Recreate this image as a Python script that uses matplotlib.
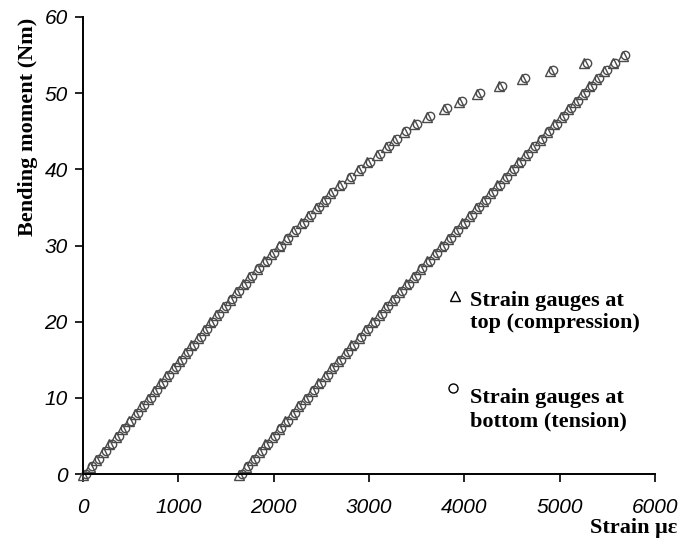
import matplotlib
matplotlib.use("Agg")
import matplotlib.pyplot as plt
from matplotlib.lines import Line2D

# Bending moment levels (Nm)
moment_top = list(range(0, 55))
moment_bottom = list(range(0, 56))

# Strain (micro-strain) of gauges at top (compression)
strain_top = [30, 99, 168, 237, 306, 375, 439, 508, 577, 641, 710,
              774, 838, 903, 972, 1036, 1100, 1164, 1233, 1297, 1361,
              1430, 1499, 1568, 1637, 1706, 1776, 1850, 1928, 2002, 2081,
              2155, 2234, 2313, 2392, 2471, 2545, 2624, 2718, 2816, 2915,
              3013, 3117, 3206, 3295, 3393, 3505, 3641, 3819, 3977, 4166,
              4396, 4638, 4932, 5289]

# Strain (micro-strain) of gauges at bottom (tension)
strain_bottom = [1667, 1736, 1805, 1874, 1943, 2012, 2081, 2150, 2219, 2288, 2357,
                 2427, 2496, 2565, 2634, 2708, 2777, 2846, 2920, 2989, 3058,
                 3132, 3201, 3275, 3344, 3418, 3492, 3561, 3635, 3709, 3783,
                 3857, 3931, 4005, 4079, 4153, 4227, 4301, 4375, 4449, 4523,
                 4597, 4671, 4745, 4819, 4893, 4967, 5041, 5115, 5188, 5262,
                 5336, 5415, 5494, 5585, 5690]

x_ticks = [0, 1000, 2000, 3000, 4000, 5000, 6000]
y_ticks = [0, 10, 20, 30, 40, 50, 60]

W, H = 695, 540
fig = plt.figure(figsize=(W/100, H/100), dpi=100)
ax = fig.add_axes([83/W, 1 - 474/H, (655-83)/W, (474-17)/H])

mk = dict(linestyle='none', markerfacecolor='none', markeredgecolor='#4a4a4a',
          markeredgewidth=1.0, clip_on=False)
for xs, ys in [(strain_top, moment_top), (strain_bottom, moment_bottom)]:
    ax.plot([x - 30 for x in xs], [y - 0.1 for y in ys], marker='^', markersize=6.5, **mk)
    ax.plot(xs, ys, marker='o', markersize=6, **mk)

ax.set_xlim(0, 6000)
ax.set_ylim(0, 60)
ax.set_xticks(x_ticks)
ax.set_yticks(y_ticks)
for s in ['top', 'right']:
    ax.spines[s].set_visible(False)
for s in ['left', 'bottom']:
    ax.spines[s].set_linewidth(1.4)
    ax.spines[s].set_color('black')
ax.tick_params(direction='out', length=6, width=1.2, colors='black')
ax.tick_params(axis='x', pad=11)
ax.tick_params(axis='y', pad=5)
for lab in ax.get_xticklabels() + ax.get_yticklabels():
    lab.set_fontfamily('Liberation Sans')
    lab.set_fontstyle('italic')
    lab.set_fontsize(15)

serif = dict(family='Liberation Serif', weight='bold')
fig.text(28/W, 1 - 127/H, 'Bending moment (Nm)', rotation=90,
         ha='center', va='center', fontsize=16, **serif)
fig.text(677/W, 1 - 528/H, 'Strain \u03bc\u03b5', ha='right', va='center',
         fontsize=16, **serif)

# legend-like annotation
fig.add_artist(Line2D([455/W], [1 - 296/H], marker='^', markersize=7,
                      markerfacecolor='none', markeredgecolor='black', markeredgewidth=1.0))
fig.add_artist(Line2D([453/W], [1 - 388/H], marker='o', markersize=6.5,
                      markerfacecolor='none', markeredgecolor='black', markeredgewidth=1.0))
legend_lines = [('Strain gauges at', 306), ('top (compression)', 328),
                ('Strain gauges at', 403), ('bottom (tension)', 426)]
for txt, yb in legend_lines:
    fig.text(470/W, 1 - yb/H, txt, ha='left', va='baseline', fontsize=16, **serif)

fig.savefig('out.png', dpi=100)
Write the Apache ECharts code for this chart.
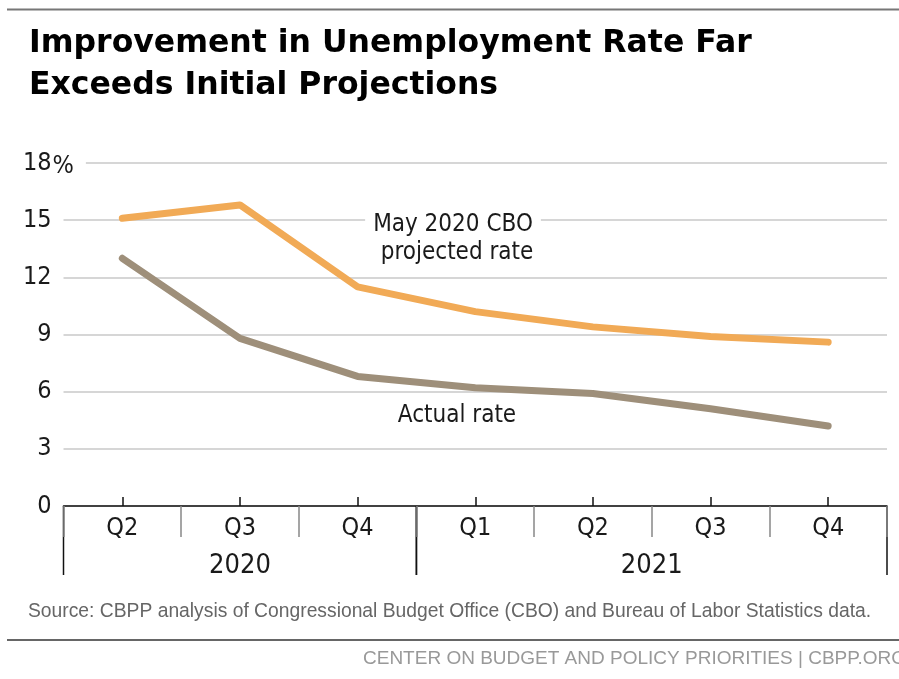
<!DOCTYPE html>
<html>
<head>
<meta charset="utf-8">
<script src="https://cdn.jsdelivr.net/npm/echarts@6/dist/echarts.min.js"></script>
<style>
  html, body { margin: 0; padding: 0; background: #fff; }
  #main { width: 899px; height: 679px; }
</style>
</head>
<body>
<div id="main"></div>
<script>
// 数据
var quarters = ['Q2', 'Q3', 'Q4', 'Q1', 'Q2', 'Q3', 'Q4'];
var years = ['2020', '2021'];
var yearCounts = [3, 4];
var cboRate = [15.1, 15.8, 11.5, 10.2, 9.4, 8.9, 8.6];
var actualRate = [13.0, 8.8, 6.8, 6.2, 5.9, 5.1, 4.2];
var yTicks = [0, 3, 6, 9, 12, 15, 18];

var narrow = '"DejaVu Sans Condensed", sans-serif';

var myChart = echarts.init(document.getElementById('main'));

myChart.setOption({
    animation: false,
    backgroundColor: '#fff',
    grid: { left: 63.5, right: 12, top: 163, bottom: 173 },
    xAxis: [{
        type: 'category',
        data: quarters,
        boundaryGap: true,
        axisLine: { lineStyle: { color: '#111', width: 1.5 } },
        axisTick: { show: true, alignWithLabel: false, length: 31, lineStyle: { color: '#888', width: 1.5 } },
        axisLabel: { fontFamily: narrow, fontSize: 25, color: '#1a1a1a', margin: 10 }
    }, {
        type: 'category',
        data: quarters,
        position: 'bottom',
        boundaryGap: true,
        axisLine: { show: false },
        axisTick: { show: true, inside: true, alignWithLabel: true, length: 9, lineStyle: { color: '#111', width: 1.5 } },
        axisLabel: { show: false }
    }],
    yAxis: {
        type: 'value',
        min: yTicks[0],
        max: yTicks[yTicks.length - 1],
        interval: 3,
        axisLine: { show: false },
        axisTick: { show: false },
        splitLine: { lineStyle: { color: '#c9c9c9', width: 1.5 } },
        axisLabel: {
            fontFamily: narrow, fontSize: 25, color: '#1a1a1a', margin: 12,
            padding: [6, 0, 0, 0]
        }
    },
    series: [{
        name: 'Actual rate',
        type: 'line',
        data: actualRate,
        symbol: 'none',
        lineStyle: { color: '#9e8f7a', width: 7, cap: 'round', join: 'round' }
    }, {
        name: 'May 2020 CBO projected rate',
        type: 'line',
        data: cboRate,
        symbol: 'none',
        lineStyle: { color: '#f1aa56', width: 7, cap: 'round', join: 'round' }
    }]
});

// 分组刻度线、年份标签等
function px(i, v) {
    return myChart.convertToPixel({ gridIndex: 0 }, [i, v]);
}
var bw = px(1, 0)[0] - px(0, 0)[0];
var y0 = px(0, 0)[1];
var els = [];

var start = 0;
for (var k = 0; k < years.length; k++) {
    var left = px(start, 0)[0] - bw / 2;
    var right = px(start + yearCounts[k] - 1, 0)[0] + bw / 2;
    els.push({ type: 'line', shape: { x1: left, y1: y0, x2: left, y2: y0 + 69 }, style: { stroke: '#111', lineWidth: 1.5 } });
    els.push({ type: 'line', shape: { x1: right, y1: y0, x2: right, y2: y0 + 69 }, style: { stroke: '#111', lineWidth: 1.5 } });
    els.push({
        type: 'text', x: (left + right) / 2, y: y0 + 60,
        style: { text: years[k], fontFamily: narrow, fontSize: 27, fill: '#1a1a1a', align: 'center', verticalAlign: 'middle' }
    });
    start += yearCounts[k];
}

// 18% 的百分号
var yTop = px(0, 18)[1];
els.push({
    type: 'text', x: 51.5, y: yTop + 3,
    style: {
        text: '%', fontFamily: narrow, fontSize: 25, fill: '#1a1a1a', align: 'left', verticalAlign: 'middle',
        backgroundColor: '#fff', padding: [0, 12, 0, 1]
    }
});

// 线条注释
els.push({
    type: 'text', x: 453, y: 225,
    style: { text: 'May 2020 CBO', fontFamily: narrow, fontSize: 24, fill: '#1a1a1a', align: 'center', verticalAlign: 'middle', backgroundColor: '#fff', padding: [0, 8] }
});
els.push({
    type: 'text', x: 457, y: 253,
    style: { text: 'projected rate', fontFamily: narrow, fontSize: 24, fill: '#1a1a1a', align: 'center', verticalAlign: 'middle' }
});
els.push({
    type: 'text', x: 457, y: 416,
    style: { text: 'Actual rate', fontFamily: narrow, fontSize: 24, fill: '#1a1a1a', align: 'center', verticalAlign: 'middle' }
});

// 标题、来源、页脚
els.push({ type: 'line', shape: { x1: 7, y1: 9.5, x2: 899, y2: 9.5 }, style: { stroke: '#777', lineWidth: 2 } });
els.push({
    type: 'text', x: 29, y: 44,
    style: { text: 'Improvement in Unemployment Rate Far', fontFamily: '"DejaVu Sans", sans-serif', fontWeight: 'bold', fontSize: 31.5, fill: '#000', verticalAlign: 'middle' }
});
els.push({
    type: 'text', x: 29, y: 86,
    style: { text: 'Exceeds Initial Projections', fontFamily: '"DejaVu Sans", sans-serif', fontWeight: 'bold', fontSize: 31.5, fill: '#000', verticalAlign: 'middle' }
});
els.push({
    type: 'text', x: 28, y: 612,
    style: { text: 'Source: CBPP analysis of Congressional Budget Office (CBO) and Bureau of Labor Statistics data.', fontFamily: '"Liberation Sans", sans-serif', fontSize: 19.3, fill: '#666', verticalAlign: 'middle' }
});
els.push({ type: 'line', shape: { x1: 7, y1: 640, x2: 899, y2: 640 }, style: { stroke: '#666', lineWidth: 2 } });
els.push({
    type: 'text', x: 363, y: 659,
    style: { text: 'CENTER ON BUDGET AND POLICY PRIORITIES | CBPP.ORG', fontFamily: '"Liberation Sans", sans-serif', fontSize: 19, fill: '#999', verticalAlign: 'middle' }
});

myChart.setOption({ graphic: { elements: els } });
</script>
</body>
</html>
= = = =
EXERCISE INSTRUCTIONS:
Starting at the top of the listing above, please restate word for word each line up to and including the one that holds "4396, 4638, 4932, 5289]", omitting every image.

TASK SOLUTION:
Recreate this image as a Python script that uses matplotlib.
import matplotlib
matplotlib.use("Agg")
import matplotlib.pyplot as plt
from matplotlib.lines import Line2D

# Bending moment levels (Nm)
moment_top = list(range(0, 55))
moment_bottom = list(range(0, 56))

# Strain (micro-strain) of gauges at top (compression)
strain_top = [30, 99, 168, 237, 306, 375, 439, 508, 577, 641, 710,
              774, 838, 903, 972, 1036, 1100, 1164, 1233, 1297, 1361,
              1430, 1499, 1568, 1637, 1706, 1776, 1850, 1928, 2002, 2081,
              2155, 2234, 2313, 2392, 2471, 2545, 2624, 2718, 2816, 2915,
              3013, 3117, 3206, 3295, 3393, 3505, 3641, 3819, 3977, 4166,
              4396, 4638, 4932, 5289]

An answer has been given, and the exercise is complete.